Paul raconte son quotidien dans la tranchée, la boue, la pluie, le froid, les rats, la faim, la peur. Sans fausse pudeur, il évoque la camaraderie, la solidarité, les blagues, les combines, tout ce qui permet de supporter l’insupportable. Car il faut survivre aux horreurs provoquées par les bombes, les obus et les rafales de mitrailleuses. A la vision des corps déchiquetés, des membres arrachés, d’une tête en partie emportée, d’entrailles qui jaillissent d’un ventre ouvert à la baïonnette. Au sifflement et à l’explosion des projectiles, au hurlement de douleur du camarade touché, juste à côté, qui plus tard, bourré d’antalgiques, pleure en silence parce qu’il comprend qu’on ne peut rien pour lui, et qu’il va mourir là, dans quelques minutes, ou dans quelques heures, peut-être dans quelques jours, à dix-huit ans.
Pourquoi lui, pourquoi pas moi, se demande Paul ? Le hasard. C’est par hasard que l’on vit ou que l’on meurt. Il n’a aucun pouvoir sur la trajectoire des obus. Pas plus qu’il n’en a sur les événements. A titre personnel, il n’a aucun grief contre celui d’en face, tout près, à quelques mètres, français ou anglais, du même âge, dans une tranchée identique à la sienne, avec la même boue, les mêmes rats, la même peur, la même hantise de la blessure grave, de la mutilation. Et le même but : survivre. Quitte à « devenir soi-même meurtrier par angoisse, fureur et soif de vivre ».

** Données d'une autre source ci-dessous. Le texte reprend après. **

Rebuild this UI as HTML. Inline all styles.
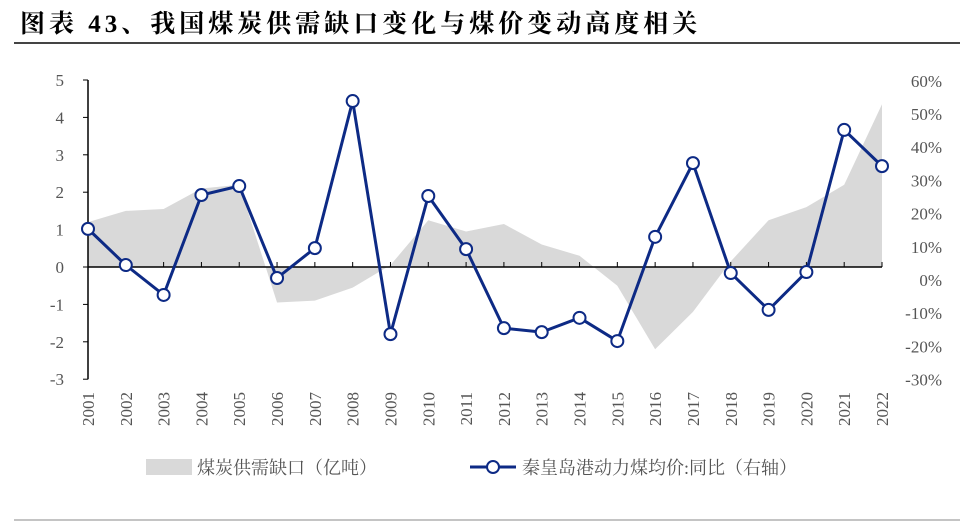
<!DOCTYPE html>
<html><head><meta charset="utf-8"><style>
body{margin:0;background:#fff;}
svg text{font-family:"Liberation Serif","Noto Serif CJK SC",serif;}
</style></head><body>
<svg width="960" height="523" viewBox="0 0 960 523">
<text x="20" y="32" font-size="25" letter-spacing="4" font-weight="bold" fill="#000" font-family="'Noto Serif CJK SC','Noto Sans CJK SC',serif">图表 43、我国煤炭供需缺口变化与煤价变动高度相关</text>
<line x1="14" y1="43" x2="960" y2="43" stroke="#444" stroke-width="2"/>
<line x1="14" y1="520" x2="960" y2="520" stroke="#888" stroke-width="1"/>
<g id="g"></g>
</svg>
<script>
const years=["2001","2002","2003","2004","2005","2006","2007","2008","2009","2010","2011","2012","2013","2014","2015","2016","2017","2018","2019","2020","2021","2022"];
const gap=[1.2,1.5,1.55,2.1,2.2,-0.95,-0.9,-0.55,0.05,1.25,0.95,1.15,0.6,0.3,-0.5,-2.2,-1.2,0.15,1.25,1.6,2.2,4.35];
const price=[15.4,4.5,-4.5,25.6,28.3,0.6,9.6,53.9,-16.3,25.3,9.3,-14.5,-15.7,-11.4,-18.4,13,35.2,2.1,-9,2.4,45.2,34.3];
const leftTicks=[5,4,3,2,1,0,-1,-2,-3];
const rightTicks=[60,50,40,30,20,10,0,-10,-20,-30];
const NS="http://www.w3.org/2000/svg",g=document.getElementById('g');
const x=i=>88+i*(794/(years.length-1));
const yL=v=>267-v*37.4;
const yR=v=>280-v*3.32;
function mk(t,a){const e=document.createElementNS(NS,t);for(const k in a)e.setAttribute(k,a[k]);g.appendChild(e);return e;}
let d='M'+x(0)+','+yL(0);gap.forEach((v,i)=>d+=' L'+x(i)+','+yL(v));d+=' L'+x(gap.length-1)+','+yL(0)+'Z';
let area=mk('path',{d:d,fill:'#d9d9d9'});


let ax=mk('line',{x1:88,y1:yL(5),x2:88,y2:yL(-3),stroke:'#000','stroke-width':1.5});


leftTicks.forEach(v=>{mk('line',{x1:83,y1:yL(v),x2:88,y2:yL(v),stroke:'#000'});
 let t=mk('text',{x:64,y:yL(v)+6,'font-size':17,fill:'#555','text-anchor':'end'});t.textContent=v;
 
 });
rightTicks.forEach(v=>{let t=mk('text',{x:942,y:yR(v)+6,'font-size':17,fill:'#555','text-anchor':'end'});t.textContent=v+'%';
 
 });
let z=mk('line',{x1:88,y1:yL(0),x2:882,y2:yL(0),stroke:'#000','stroke-width':1.5});


years.forEach((yr,i)=>{mk('line',{x1:x(i),y1:yL(0)-5,x2:x(i),y2:yL(0),stroke:'#000'});
 let t=mk('text',{x:0,y:0,'font-size':17,fill:'#555','text-anchor':'end',transform:`translate(${x(i)+6},${392}) rotate(-90)`});t.textContent=yr;
 
 });
let ld='';price.forEach((v,i)=>ld+=(i?' L':'M')+x(i)+','+yR(v));
let ln=mk('path',{d:ld,fill:'none',stroke:'#0d2a85','stroke-width':3});


price.forEach((v,i)=>{let c=mk('circle',{cx:x(i),cy:yR(v),r:6,fill:'#fff',stroke:'#0d2a85','stroke-width':2});
 
 });
let lr=mk('rect',{x:146,y:459,width:46,height:16,fill:'#d9d9d9'});


let lt=mk('text',{x:197,y:474,'font-size':18,fill:'#555'});lt.textContent='煤炭供需缺口（亿吨）';


let ll=mk('line',{x1:470,y1:467,x2:516,y2:467,stroke:'#0d2a85','stroke-width':3});


let lc=mk('circle',{cx:493,cy:467,r:6,fill:'#fff',stroke:'#0d2a85','stroke-width':2});


let lt2=mk('text',{x:522,y:474,'font-size':18,fill:'#555'});lt2.textContent='秦皇岛港动力煤均价:同比（右轴）';


</script>
</body></html>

Le livre fait penser à la première partie de Voyage au bout de la nuit, de Céline. Mais le ton n’est pas le même. Le personnage de Bardamu est révolté, hargneux, haineux, en rupture de ban. Il s’exprime avec insolence, brutalité, privilégiant l’apostrophe et l’invective. Rien de tel chez E.M. Remarque. Son narrateur est un jeune homme simple, attaché à sa ville natale, à sa famille, à ses amis. Son expression est faite de phrases courtes, précises, lumineuses. Il fait preuve d’une vraie empathie, cette disposition qui permet d’accompagner les autres dans leurs souffrances physiques ou morales. Touchant !

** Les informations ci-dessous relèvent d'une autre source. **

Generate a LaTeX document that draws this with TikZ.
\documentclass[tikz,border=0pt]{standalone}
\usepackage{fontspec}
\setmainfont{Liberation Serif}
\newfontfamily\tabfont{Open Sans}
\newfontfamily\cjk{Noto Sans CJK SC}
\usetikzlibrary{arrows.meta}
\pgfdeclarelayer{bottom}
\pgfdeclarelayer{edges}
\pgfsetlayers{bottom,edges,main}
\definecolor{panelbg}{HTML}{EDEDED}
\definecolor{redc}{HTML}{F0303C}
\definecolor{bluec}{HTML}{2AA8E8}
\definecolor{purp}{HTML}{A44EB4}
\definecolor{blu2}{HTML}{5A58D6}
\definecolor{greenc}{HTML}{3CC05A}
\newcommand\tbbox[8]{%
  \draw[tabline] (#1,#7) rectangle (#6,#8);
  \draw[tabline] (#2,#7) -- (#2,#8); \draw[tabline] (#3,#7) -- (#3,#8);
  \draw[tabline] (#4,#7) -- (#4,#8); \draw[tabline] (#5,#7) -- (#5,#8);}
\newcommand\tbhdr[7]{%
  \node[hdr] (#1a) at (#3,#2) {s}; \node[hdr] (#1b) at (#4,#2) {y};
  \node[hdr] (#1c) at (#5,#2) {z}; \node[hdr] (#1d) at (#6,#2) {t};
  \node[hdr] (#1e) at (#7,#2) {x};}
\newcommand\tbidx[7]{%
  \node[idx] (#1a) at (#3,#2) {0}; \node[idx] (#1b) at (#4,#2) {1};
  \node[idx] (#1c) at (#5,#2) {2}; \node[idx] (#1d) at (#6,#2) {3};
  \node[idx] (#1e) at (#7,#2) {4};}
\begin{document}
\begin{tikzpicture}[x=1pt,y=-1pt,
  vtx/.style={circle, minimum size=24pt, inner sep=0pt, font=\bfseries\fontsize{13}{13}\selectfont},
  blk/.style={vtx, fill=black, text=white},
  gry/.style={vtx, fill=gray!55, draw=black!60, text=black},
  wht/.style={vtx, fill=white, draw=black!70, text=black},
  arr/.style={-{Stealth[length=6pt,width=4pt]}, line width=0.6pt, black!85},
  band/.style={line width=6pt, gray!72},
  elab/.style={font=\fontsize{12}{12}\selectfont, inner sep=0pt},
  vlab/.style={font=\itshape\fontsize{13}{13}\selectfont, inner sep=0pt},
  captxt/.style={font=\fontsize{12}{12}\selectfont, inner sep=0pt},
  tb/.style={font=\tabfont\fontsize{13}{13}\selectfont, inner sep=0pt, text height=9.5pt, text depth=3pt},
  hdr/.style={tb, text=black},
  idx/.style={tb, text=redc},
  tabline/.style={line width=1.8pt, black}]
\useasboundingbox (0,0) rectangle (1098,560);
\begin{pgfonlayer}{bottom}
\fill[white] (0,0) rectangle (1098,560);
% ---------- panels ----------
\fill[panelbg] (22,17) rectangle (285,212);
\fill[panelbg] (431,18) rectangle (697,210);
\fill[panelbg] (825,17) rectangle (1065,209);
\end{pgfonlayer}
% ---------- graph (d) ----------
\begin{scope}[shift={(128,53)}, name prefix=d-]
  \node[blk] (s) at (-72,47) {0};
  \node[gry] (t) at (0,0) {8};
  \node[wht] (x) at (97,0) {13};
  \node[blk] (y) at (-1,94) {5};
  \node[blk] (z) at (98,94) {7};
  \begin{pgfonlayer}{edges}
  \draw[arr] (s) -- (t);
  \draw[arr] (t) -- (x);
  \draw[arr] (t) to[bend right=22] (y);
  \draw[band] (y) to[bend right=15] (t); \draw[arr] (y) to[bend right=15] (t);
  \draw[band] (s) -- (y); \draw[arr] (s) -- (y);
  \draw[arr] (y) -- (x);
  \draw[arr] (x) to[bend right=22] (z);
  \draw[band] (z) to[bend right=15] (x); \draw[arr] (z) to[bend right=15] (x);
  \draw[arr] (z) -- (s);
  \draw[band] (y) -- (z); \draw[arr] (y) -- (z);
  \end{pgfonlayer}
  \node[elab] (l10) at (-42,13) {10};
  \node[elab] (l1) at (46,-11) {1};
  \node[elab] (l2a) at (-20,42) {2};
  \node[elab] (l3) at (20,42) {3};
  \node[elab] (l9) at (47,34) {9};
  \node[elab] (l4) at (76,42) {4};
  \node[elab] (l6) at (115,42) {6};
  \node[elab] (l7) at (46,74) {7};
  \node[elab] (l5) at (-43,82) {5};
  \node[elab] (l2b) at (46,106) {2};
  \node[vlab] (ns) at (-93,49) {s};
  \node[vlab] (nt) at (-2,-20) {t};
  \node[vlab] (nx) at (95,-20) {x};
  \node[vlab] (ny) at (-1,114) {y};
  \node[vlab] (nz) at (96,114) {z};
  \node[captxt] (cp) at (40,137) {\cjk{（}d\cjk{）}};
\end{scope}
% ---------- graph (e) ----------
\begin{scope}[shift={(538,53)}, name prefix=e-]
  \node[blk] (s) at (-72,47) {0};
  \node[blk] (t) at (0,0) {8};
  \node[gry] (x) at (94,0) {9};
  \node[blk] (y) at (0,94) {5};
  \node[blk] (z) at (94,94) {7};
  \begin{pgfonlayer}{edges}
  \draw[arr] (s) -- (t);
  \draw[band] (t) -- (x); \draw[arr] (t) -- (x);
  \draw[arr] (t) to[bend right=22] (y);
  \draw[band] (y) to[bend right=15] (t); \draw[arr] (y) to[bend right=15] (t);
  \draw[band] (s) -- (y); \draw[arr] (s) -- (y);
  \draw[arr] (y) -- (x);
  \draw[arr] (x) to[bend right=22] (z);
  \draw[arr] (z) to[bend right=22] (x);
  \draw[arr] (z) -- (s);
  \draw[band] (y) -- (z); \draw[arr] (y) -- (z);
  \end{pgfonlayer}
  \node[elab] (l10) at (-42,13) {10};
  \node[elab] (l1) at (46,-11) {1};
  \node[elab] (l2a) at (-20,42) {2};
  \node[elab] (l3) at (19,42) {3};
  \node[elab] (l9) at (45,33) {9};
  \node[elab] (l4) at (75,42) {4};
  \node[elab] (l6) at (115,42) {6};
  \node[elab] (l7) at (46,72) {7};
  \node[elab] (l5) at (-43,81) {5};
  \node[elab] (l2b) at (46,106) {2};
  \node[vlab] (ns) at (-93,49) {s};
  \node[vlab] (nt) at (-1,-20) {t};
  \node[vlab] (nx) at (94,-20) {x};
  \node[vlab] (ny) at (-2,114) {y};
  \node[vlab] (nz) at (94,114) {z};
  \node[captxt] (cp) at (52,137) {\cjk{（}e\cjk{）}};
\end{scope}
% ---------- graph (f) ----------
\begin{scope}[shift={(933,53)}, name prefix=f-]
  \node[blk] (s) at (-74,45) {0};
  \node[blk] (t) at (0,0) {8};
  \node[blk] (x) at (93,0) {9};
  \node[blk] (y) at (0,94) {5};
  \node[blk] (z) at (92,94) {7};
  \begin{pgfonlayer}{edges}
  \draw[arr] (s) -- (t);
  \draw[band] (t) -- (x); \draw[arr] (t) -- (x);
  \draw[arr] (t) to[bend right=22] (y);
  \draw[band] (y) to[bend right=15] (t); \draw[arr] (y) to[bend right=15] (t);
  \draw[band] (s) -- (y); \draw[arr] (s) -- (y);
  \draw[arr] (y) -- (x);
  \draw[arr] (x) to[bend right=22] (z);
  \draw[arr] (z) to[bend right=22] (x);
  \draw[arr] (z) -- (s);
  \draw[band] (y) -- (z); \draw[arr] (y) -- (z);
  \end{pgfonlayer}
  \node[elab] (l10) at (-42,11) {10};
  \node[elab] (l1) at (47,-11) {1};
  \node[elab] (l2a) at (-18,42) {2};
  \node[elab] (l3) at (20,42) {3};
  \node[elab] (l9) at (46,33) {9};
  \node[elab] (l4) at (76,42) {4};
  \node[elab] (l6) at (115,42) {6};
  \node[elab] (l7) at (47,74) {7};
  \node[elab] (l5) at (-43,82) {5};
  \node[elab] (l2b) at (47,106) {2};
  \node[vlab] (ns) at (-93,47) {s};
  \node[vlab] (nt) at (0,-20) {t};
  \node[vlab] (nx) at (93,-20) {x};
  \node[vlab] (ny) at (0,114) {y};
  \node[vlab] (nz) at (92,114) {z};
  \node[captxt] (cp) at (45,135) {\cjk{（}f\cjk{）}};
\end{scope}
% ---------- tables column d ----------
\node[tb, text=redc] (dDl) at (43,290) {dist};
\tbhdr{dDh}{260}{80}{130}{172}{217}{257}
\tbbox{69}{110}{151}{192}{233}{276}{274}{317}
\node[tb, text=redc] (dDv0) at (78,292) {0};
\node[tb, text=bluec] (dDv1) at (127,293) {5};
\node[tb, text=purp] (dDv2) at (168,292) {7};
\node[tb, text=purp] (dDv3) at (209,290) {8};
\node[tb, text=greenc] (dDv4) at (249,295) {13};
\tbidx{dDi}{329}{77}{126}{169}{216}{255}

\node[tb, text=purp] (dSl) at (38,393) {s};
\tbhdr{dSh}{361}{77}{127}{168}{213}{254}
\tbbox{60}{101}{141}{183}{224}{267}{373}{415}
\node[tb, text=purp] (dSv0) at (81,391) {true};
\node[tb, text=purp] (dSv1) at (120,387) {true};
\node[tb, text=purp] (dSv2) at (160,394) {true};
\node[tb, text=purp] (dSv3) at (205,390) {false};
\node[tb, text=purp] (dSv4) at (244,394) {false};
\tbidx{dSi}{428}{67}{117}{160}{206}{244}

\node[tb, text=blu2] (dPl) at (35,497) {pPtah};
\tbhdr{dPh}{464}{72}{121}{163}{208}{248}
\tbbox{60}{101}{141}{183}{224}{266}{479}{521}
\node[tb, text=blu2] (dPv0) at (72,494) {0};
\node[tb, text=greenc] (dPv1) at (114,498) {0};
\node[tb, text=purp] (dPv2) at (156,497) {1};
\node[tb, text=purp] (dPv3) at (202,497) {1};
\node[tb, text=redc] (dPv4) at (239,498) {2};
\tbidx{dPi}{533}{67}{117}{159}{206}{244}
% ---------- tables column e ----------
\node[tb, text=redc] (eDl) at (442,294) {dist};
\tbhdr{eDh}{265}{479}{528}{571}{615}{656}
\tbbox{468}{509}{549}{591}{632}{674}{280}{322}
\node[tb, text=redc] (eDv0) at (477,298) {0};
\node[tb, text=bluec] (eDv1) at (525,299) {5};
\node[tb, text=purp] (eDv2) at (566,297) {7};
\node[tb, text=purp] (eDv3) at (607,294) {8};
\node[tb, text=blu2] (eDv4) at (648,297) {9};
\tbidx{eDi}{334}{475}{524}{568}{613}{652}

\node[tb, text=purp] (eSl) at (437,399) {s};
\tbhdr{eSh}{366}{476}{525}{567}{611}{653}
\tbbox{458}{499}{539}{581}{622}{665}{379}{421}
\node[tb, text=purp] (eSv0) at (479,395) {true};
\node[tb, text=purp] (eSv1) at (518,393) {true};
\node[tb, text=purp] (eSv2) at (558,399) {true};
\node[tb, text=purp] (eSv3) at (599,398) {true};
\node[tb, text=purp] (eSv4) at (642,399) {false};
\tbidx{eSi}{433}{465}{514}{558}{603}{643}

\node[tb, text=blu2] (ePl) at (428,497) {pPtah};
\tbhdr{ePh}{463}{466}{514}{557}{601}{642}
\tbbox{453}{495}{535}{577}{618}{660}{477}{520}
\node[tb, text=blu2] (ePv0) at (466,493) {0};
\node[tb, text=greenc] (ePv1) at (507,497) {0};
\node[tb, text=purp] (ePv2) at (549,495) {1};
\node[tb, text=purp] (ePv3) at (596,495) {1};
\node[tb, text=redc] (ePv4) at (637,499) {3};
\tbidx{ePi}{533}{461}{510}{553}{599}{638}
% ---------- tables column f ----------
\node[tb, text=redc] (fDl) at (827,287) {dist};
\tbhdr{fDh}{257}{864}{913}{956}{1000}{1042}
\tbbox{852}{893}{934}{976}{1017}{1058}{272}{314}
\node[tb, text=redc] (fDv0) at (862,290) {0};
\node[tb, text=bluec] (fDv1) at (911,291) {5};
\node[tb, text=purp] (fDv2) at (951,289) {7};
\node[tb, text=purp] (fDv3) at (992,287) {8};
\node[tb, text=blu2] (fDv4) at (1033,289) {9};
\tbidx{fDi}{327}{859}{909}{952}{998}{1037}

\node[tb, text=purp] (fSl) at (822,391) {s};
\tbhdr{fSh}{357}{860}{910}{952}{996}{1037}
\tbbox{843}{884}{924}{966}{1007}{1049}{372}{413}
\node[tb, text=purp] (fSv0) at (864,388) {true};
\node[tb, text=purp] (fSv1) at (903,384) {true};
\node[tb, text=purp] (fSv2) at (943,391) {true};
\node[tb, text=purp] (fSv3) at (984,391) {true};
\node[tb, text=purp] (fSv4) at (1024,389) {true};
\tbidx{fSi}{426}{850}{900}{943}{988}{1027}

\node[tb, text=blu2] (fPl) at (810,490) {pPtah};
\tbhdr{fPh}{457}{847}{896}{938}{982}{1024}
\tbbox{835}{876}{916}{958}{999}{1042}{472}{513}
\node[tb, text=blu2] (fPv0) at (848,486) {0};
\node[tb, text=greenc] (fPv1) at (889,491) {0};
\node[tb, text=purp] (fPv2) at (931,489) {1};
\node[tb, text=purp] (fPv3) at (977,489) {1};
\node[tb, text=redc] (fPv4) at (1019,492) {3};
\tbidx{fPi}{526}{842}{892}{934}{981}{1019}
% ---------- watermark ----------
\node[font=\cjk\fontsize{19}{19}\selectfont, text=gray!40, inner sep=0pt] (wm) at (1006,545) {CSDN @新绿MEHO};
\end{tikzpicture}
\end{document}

Une sorte de ressentiment, mais pas de haine, contre les va-t-en-guerre de l’arrière, et contre les sous-off’s médiocres et tyranniques. Paul constate avec amertume que l’expérience du front est indicible, car les civils sont enfermés dans des clichés de devoir patriotique et de faits d’armes héroïques. N’y a-t-il que la littérature pour transmettre ?
La dernière page du livre ne compte que quelques lignes. Elles sont en italique parce qu’elles n’entrent pas dans le récit de Paul. Octobre 2018. Quelques phrases tranquilles au contenu infiniment triste, rompant avec la brutalité du récit, le font glisser doucement vers le néant, comme certaines œuvres musicales qui s’éteignent paisiblement dans leur dernier mouvement. Mahler, Le Chant de la terre, la Neuvième Symphonie. Tchaikovsky, La Symphonie Pathétique...
Me vient à l’esprit, comme en surimpression, Le Dormeur du val, qu’écrivit Rimbaud lors de la guerre précédente, côté français. Je ne peux m’empêcher d’en extraire quelques vers :
Un soldat, jeune, bouche ouverte, tête nue,…
Dort ; il est allongé dans l’herbe sous la nue,
Pâle dans son lit vert où la lumière pleut….
Nature, berce-le chaudement : il a froid.
Les parfums ne font pas frissonner sa narine ;
Il dort dans le soleil, la main sur la poitrine,
Tranquille. Il a deux trous rouges au côté droit.
Quand un soldat de vingt ans tombe au combat pour une cause qu’on lui a imposée, c’est un peu notre enfant qui meurt.